The adoption of augmented reality, virtual reality, robotics and the Internet of Things will rapidly expand in a mall near you, where brand experiences—at least those in owned retail spaces—are easily managed, and direct contact with the consumer is more readily available. Ironically, it’s in the online world (where many companies expect growth to come from) where we see a greater data challenge.
Data vital in competitive market
The rapid growth in e-commerce has made selling to more customers more viable than ever. China’s huge e-commerce platforms (and the myriad of smaller ones) have enabled brands to penetrate provinces that were previously geographically and logistically impossible to operate in (at least profitably). Brands that were once the privilege of the Tier 1 populace are now available, usually delivered in 24 hours, anywhere in China. Whether movement of Chinese consumers from “needs” to “wants” or the massively increased availability of products are the driving forces, the net result has brought more customers to brands large and small.
This development produced unanticipated consequences. Due to the lower barriers to entry, e-commerce channels have enabled numerous smaller brands to get access to the market, driving up competition and forcing all brands to spend heavily to maintain market share. Alibaba generated RMB 218 billion ($31.6 billion) in advertising revenue in 2018 (larger than all the ad revenue spent on TV combined), a clear reflection of the opportunity and the challenge brands are facing.
Cleverly, Alibaba and Tencent then turn around and charge brands for data on their own customers—which can only be used within the platform’s ecosystem. The costs for using platform data (essentially being able to place the right content in front of the right type of customer) have increased in the last three years.
So, although the precision of the marketing within these platforms has increased, and the functionality of Alibaba’s UniMarketing and Tencent’s Blackdragon, are providing brands with more customer data more than ever, it’s the commerce platforms that have become the intermediator in the brand-to-customer relationship. It’s as if all brands, including the luxury ones, have receded into a classic FMCG-type consumer engagement, where the retailer owns the customer and the experience, the brand just supplies the products.
This is all fine when sales keep increasing. But as sales start to stall, competition increases, and margins are squeezed, brands start to ask questions: Who is my most valuable customer? Which of them can I get to buy more? Who should I target to upsell? Who might be the right one to target to cross sell?
Brands must reclaim customer relationship
Brands need to know their consumers better themselves in order to establish their own relationship with the consumers that they own.
Data, of course, is the key building block of this relationship, enabling an understanding of product purchase, consumption, usage and ultimately re-purchase. Consumer data, when used correctly, enables the upsell and cross-sell of products, personalization and, importantly these days, the enhanced experiences that seem to be all the rage.
Perhaps driven by a slowdown in growth, or an awakening to ever-reducing margins on e-commerce, the change is coming.

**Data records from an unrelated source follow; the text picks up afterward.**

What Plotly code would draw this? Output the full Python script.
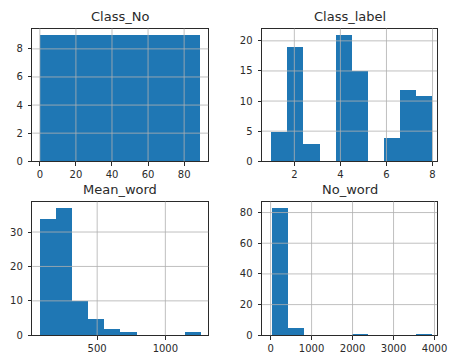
import plotly.graph_objects as go

# Histogram bin counts (10 equal-width bins per column) and each column's data range
class_no_min, class_no_max = 0, 89
class_no_counts = [9, 9, 9, 9, 9, 9, 9, 9, 9, 9]

class_label_min, class_label_max = 1, 8
class_label_counts = [5, 19, 3, 0, 21, 15, 0, 4, 12, 11]

mean_word_min, mean_word_max = 80, 1265
mean_word_counts = [34, 37, 10, 5, 2, 1, 0, 0, 0, 1]

no_word_min, no_word_max = 24, 3938
no_word_counts = [83, 5, 0, 0, 0, 1, 0, 0, 0, 1]

# tick labels for each panel
class_no_xticks = [0, 20, 40, 60, 80]
class_no_yticks = [0, 2, 4, 6, 8]
class_label_xticks = [2, 4, 6, 8]
class_label_yticks = [0, 5, 10, 15, 20]
mean_word_xticks = [500, 1000]
mean_word_yticks = [0, 10, 20, 30]
no_word_xticks = [0, 1000, 2000, 3000, 4000]
no_word_yticks = [0, 20, 40, 60, 80]

W, H = 453, 358
BAR = "#1f77b4"
GRID = "#b0b0b0"
INK = "#2a2a2a"
FONT = "DejaVu Sans"

# title, data range, counts, ticks, visible x range, pixel box (x0, x1), (top, bottom)
panels = [
    ("Class_No", class_no_min, class_no_max, class_no_counts, class_no_xticks, class_no_yticks,
     (-4.2, 93.4), (33, 213), (29, 164)),
    ("Class_label", class_label_min, class_label_max, class_label_counts, class_label_xticks, class_label_yticks,
     (0.6, 8.2), (268, 447), (29, 164)),
    ("Mean_word", mean_word_min, mean_word_max, mean_word_counts, mean_word_xticks, mean_word_yticks,
     (24, 1315), (33, 213), (205, 341)),
    ("No_word", no_word_min, no_word_max, no_word_counts, no_word_xticks, no_word_yticks,
     (-208, 4064), (268, 447), (205, 341)),
]

fig = go.Figure()
layout = {}
shapes = []
annotations = []

for i, (title, lo, hi, counts, xt, yt, xr, (px0, px1), (py0, py1)) in enumerate(panels):
    k = "" if i == 0 else str(i + 1)
    n = len(counts)
    bw = (hi - lo) / n
    centers = [lo + bw * (j + 0.5) for j in range(n)]
    fig.add_trace(go.Bar(
        x=centers, y=counts, width=[bw] * n,
        marker=dict(color=BAR, line=dict(width=0)),
        xaxis="x" + k, yaxis="y" + k, showlegend=False, hoverinfo="x+y",
    ))

    yr = [0, max(counts) * 1.05]

    common = dict(
        showline=True, mirror=True, linecolor=INK, linewidth=1,
        ticks="outside", ticklen=3.5, tickwidth=1, tickcolor=INK,
        showgrid=False, zeroline=False, fixedrange=True,
        ticklabeloverflow="allow",
        tickfont=dict(family=FONT, size=10, color=INK),
    )
    layout["xaxis" + k] = dict(
        common, domain=[px0 / W, px1 / W], range=list(xr),
        tickmode="array", tickvals=xt, ticktext=[str(v) for v in xt],
        anchor="y" + k,
    )
    layout["yaxis" + k] = dict(
        common, domain=[1 - py1 / H, 1 - py0 / H], range=yr,
        tickmode="array", tickvals=yt, ticktext=[str(v) for v in yt],
        anchor="x" + k, ticklabelstandoff=3,
    )

    # grid lines drawn over the bars
    for v in xt:
        if xr[0] < v < xr[1]:
            shapes.append(dict(type="line", xref="x" + k, yref="y" + k + " domain",
                               x0=v, x1=v, y0=0, y1=1, layer="above",
                               line=dict(color=GRID, width=0.8)))
    for v in yt:
        if yr[0] < v < yr[1]:
            shapes.append(dict(type="line", xref="x" + k + " domain", yref="y" + k,
                               x0=0, x1=1, y0=v, y1=v, layer="above",
                               line=dict(color=GRID, width=0.8)))

    annotations.append(dict(
        text=title, xref="paper", yref="paper",
        x=(px0 + px1) / 2 / W, y=1 - (py0 - 12) / H,
        xanchor="center", yanchor="middle", showarrow=False,
        font=dict(family=FONT, size=13, color=INK),
    ))

fig.update_layout(
    **layout,
    shapes=shapes,
    annotations=annotations,
    width=W, height=H,
    margin=dict(l=0, r=0, t=0, b=0),
    paper_bgcolor="white", plot_bgcolor="white",
    bargap=0,
    showlegend=False,
)

fig.write_html("out.html", config={"displayModeBar": False})
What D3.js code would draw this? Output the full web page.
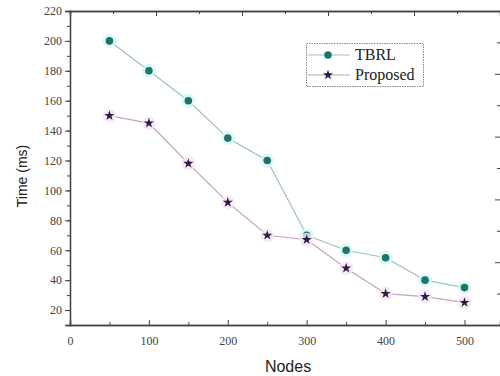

Once a brand has a direct relationship with its customer—which means it has direct access to its own consumers—promoting a product or a service is a much lower cost or (if through owned channels) free. In addition, the effort spent to learn more about the customer tastes, household make-up, family demographics will improve the “right time, right place right” message and have a direct correlation to sales or customer satisfaction scores.
Evidenced by the development of more than five million We-Chat mini programs in 2018, brands today not only want to improve their customer experience, but they also want to take control of their own data. These apps, living within the WeChat ecosystem, enable brands—with a little bit of tech—to capture every single customer data point.
This enables brands to really know their customers and allows them to build meaningful relationships with customers, pulling data into their Customer Relationship Marketing systems and pushing exclusive, personalized experiences back to customers. Brands then can know who will buy more, and who will buy at a premium.
Not only that, knowing who your customer is means a brand can deliver a better experience, increasing the likelihood of repeat purchases and driving down the cost of acquisition, therefore improving margins. Alibaba and Tencent may still own a majority of the inventory to reach these customers, but brands are pushing hard to take back control of their own customers.